[Problem] Using the records provided below, locate and copy each line that contains the word "this".

* start Provided material *

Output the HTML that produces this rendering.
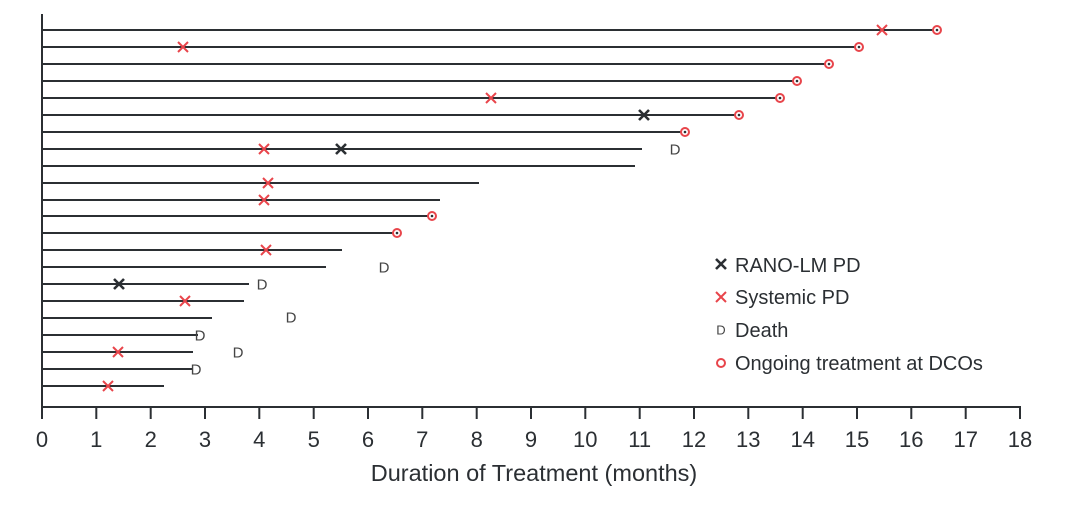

* end Provided material *
* start Provided material *

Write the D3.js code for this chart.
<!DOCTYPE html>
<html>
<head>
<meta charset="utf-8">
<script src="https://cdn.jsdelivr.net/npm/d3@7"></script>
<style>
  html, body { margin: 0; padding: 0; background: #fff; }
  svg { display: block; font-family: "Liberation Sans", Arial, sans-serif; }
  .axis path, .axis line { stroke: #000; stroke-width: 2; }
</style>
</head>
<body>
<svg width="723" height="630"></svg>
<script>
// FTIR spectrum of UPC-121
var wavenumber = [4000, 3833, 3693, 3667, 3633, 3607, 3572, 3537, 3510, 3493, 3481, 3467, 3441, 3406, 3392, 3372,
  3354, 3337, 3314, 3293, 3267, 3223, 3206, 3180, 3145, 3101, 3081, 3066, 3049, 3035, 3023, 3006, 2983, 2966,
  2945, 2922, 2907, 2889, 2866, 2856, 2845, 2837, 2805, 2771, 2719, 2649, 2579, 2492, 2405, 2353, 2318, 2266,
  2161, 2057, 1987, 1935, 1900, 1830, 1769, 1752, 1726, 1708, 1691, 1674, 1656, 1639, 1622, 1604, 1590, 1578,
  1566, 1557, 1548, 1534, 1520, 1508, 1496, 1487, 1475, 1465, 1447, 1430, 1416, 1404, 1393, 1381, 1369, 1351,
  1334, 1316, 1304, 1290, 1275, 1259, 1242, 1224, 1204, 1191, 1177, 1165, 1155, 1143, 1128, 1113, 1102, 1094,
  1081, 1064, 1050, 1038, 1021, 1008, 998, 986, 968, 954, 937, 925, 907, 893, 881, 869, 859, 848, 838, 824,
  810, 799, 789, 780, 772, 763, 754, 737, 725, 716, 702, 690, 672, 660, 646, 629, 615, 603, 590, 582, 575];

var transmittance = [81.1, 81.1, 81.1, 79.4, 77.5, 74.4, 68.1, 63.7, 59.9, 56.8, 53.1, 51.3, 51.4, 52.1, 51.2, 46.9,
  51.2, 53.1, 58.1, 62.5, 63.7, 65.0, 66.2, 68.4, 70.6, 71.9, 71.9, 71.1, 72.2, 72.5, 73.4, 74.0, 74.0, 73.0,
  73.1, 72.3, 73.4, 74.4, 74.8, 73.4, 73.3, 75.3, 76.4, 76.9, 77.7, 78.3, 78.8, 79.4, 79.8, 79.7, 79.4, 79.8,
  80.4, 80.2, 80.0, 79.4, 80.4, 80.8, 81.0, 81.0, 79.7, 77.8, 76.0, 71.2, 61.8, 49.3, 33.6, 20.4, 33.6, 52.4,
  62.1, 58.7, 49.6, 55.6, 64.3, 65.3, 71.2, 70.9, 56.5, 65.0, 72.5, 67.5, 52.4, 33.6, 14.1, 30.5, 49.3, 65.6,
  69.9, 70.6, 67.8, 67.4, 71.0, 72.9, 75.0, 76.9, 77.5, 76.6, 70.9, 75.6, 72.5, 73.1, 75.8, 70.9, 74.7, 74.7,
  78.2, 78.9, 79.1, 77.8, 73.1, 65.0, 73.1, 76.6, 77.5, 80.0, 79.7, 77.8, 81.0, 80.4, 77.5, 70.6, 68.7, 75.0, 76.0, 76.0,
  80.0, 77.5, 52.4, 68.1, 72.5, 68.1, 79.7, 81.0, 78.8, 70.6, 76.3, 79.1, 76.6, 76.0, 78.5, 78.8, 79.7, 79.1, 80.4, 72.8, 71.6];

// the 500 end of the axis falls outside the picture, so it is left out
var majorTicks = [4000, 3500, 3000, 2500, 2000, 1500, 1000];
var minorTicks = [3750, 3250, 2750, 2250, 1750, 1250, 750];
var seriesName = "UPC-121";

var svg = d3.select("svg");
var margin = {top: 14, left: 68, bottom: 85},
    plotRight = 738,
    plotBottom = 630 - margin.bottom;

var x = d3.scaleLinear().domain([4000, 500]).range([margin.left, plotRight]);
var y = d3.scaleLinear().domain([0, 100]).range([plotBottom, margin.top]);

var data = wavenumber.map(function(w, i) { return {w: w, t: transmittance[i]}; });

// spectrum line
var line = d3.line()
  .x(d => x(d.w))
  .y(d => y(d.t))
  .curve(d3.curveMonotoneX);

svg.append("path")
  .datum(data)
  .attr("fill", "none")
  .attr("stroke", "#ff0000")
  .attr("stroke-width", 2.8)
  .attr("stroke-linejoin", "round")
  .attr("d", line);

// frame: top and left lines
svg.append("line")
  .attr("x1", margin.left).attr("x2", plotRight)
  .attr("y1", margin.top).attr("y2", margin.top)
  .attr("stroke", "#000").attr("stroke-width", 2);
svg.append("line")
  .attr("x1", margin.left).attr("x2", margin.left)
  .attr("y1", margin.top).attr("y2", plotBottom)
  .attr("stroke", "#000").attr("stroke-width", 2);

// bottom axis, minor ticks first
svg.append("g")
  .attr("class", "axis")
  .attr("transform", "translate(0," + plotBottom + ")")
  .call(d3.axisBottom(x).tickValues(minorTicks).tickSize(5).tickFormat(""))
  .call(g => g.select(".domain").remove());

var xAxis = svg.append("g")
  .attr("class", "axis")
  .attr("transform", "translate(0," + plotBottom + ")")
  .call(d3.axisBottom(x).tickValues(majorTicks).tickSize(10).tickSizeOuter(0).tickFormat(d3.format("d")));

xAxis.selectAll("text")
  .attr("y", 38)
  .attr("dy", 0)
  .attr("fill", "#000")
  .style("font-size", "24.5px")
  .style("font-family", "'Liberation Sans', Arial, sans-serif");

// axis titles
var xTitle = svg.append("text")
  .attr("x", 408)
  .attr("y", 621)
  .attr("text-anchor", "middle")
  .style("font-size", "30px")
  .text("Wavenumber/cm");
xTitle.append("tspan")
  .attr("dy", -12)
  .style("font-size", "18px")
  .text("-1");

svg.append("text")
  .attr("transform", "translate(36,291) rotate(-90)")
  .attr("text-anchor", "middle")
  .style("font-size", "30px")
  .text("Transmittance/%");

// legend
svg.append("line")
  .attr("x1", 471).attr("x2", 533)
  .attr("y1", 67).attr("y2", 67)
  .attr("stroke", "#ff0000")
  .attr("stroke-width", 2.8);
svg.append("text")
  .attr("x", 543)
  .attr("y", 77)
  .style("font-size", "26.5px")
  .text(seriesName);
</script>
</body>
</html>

* end Provided material *

[Expected output]
Output the HTML that produces this rendering.
Write the D3.js code for this chart.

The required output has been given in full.